Rafiekian, who served as vice chairman of Flynn Intel Group, was convicted July 23 of illegally lobbying on behalf of the Turkish government and conspiring to violate the Foreign Agents Registration Act (FARA).
But Judge Anthony Trenga reversed the jury decision in a 39-page ruling, saying the government’s evidence against Rafiekian “was insufficient as a matter of law” to justify conviction on either count.
He also ruled that Rafiekian would face a new trial if the government successfully appeals the acquittal.
The decision is the latest in a series of setbacks against the Justice Department in cases spun off from the special counsel’s probe.
A jury in Washington, D.C., acquitted former White House counsel Greg Craig in August on charges that he acted as an unregistered agent of Ukraine on a project involving former Trump campaign chairman Paul Manafort.

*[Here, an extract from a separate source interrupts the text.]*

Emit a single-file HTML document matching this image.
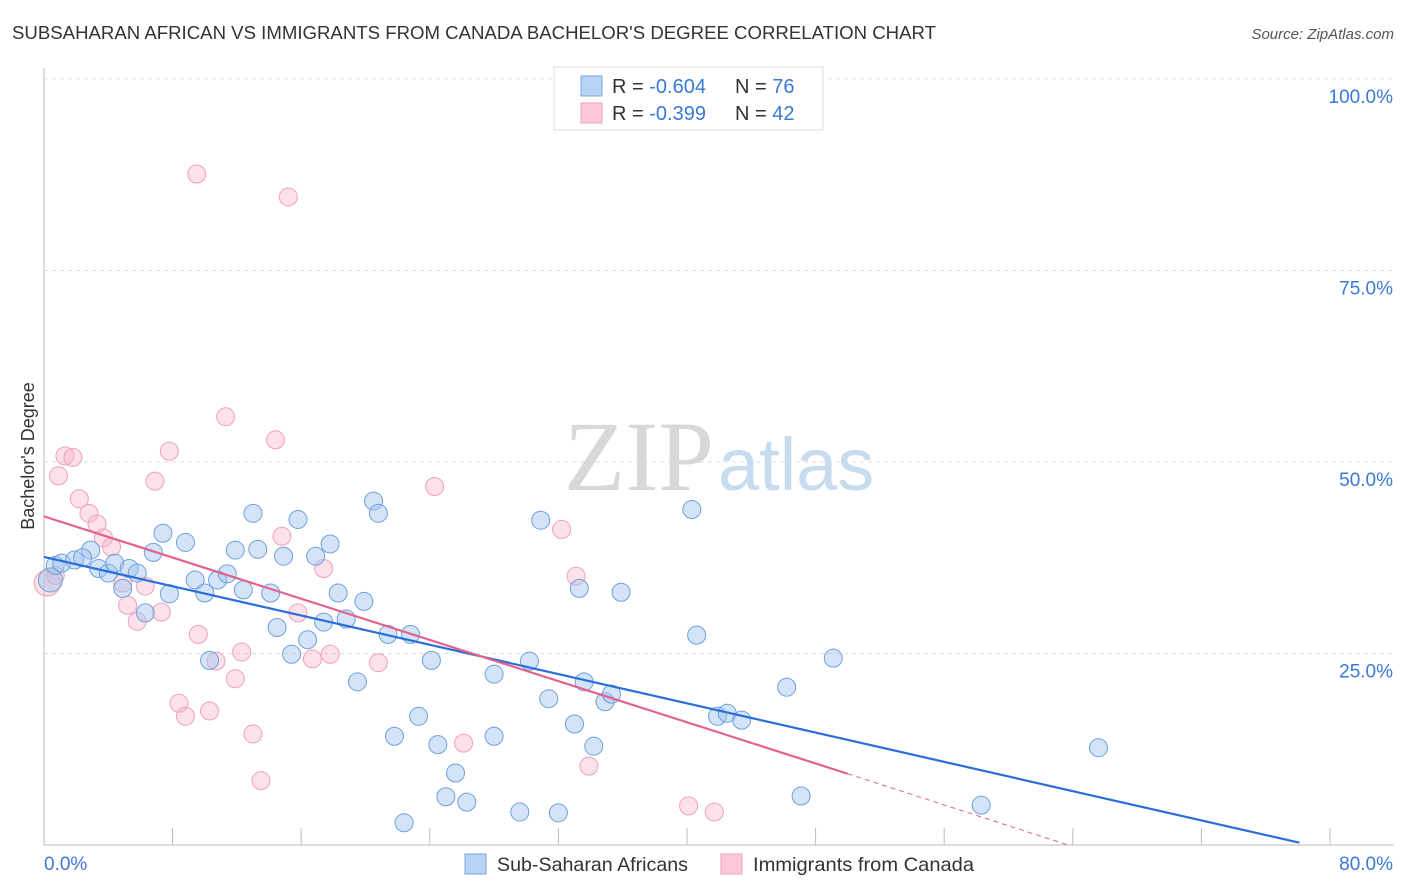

Both the Rafiekian and Craig cases stemmed from investigations that began with the special counsel.
In August 2016, Turkish businessman Ekim Alptekin hired Flynn Intel Group, or FIG, through a shell company he registered in the Netherlands. The two sides signed a $600,000 contract to investigate Fethullah Gulen, a Turkish cleric living in exile in the U.S.
Prosecutors alleged Rafiekian and Alptekin hid the Turkish government’s links to the project by routing the contract through Alptekin’s firm. Prosecutors presented evidence allegedly showing Alptekin told Rafiekian and Flynn that high-level Turkish government officials had given approval to the Gulen project. Alptekin also set up a meeting between the FIG executives and two Turkish government ministers in New York City on Sept. 19, 2016.
The Daily Caller News Foundation first exposed FIG’s link to Alptekin after Flynn published an op-ed at The Hill on Nov. 8, 2016, calling for Gulen’s extradition. The Justice Department soon after opened an investigation into whether FIG should have registered as a foreign agent of Turkey.
Trenga indicated at Rafiekian’s trial that he found the government’s evidence lacking. At one point, he considered tossing the case, but decided to allow it to go forward.
“There are very substantial issues as to the sufficiency of the evidence,” Trenga said at trial July 18. “It’s all very, very circumstantial. Much of it is very speculative.”
His decision Tuesday following a hearing Sept. 12 in which Rafiekian’s lawyers made an appeal for acquittal.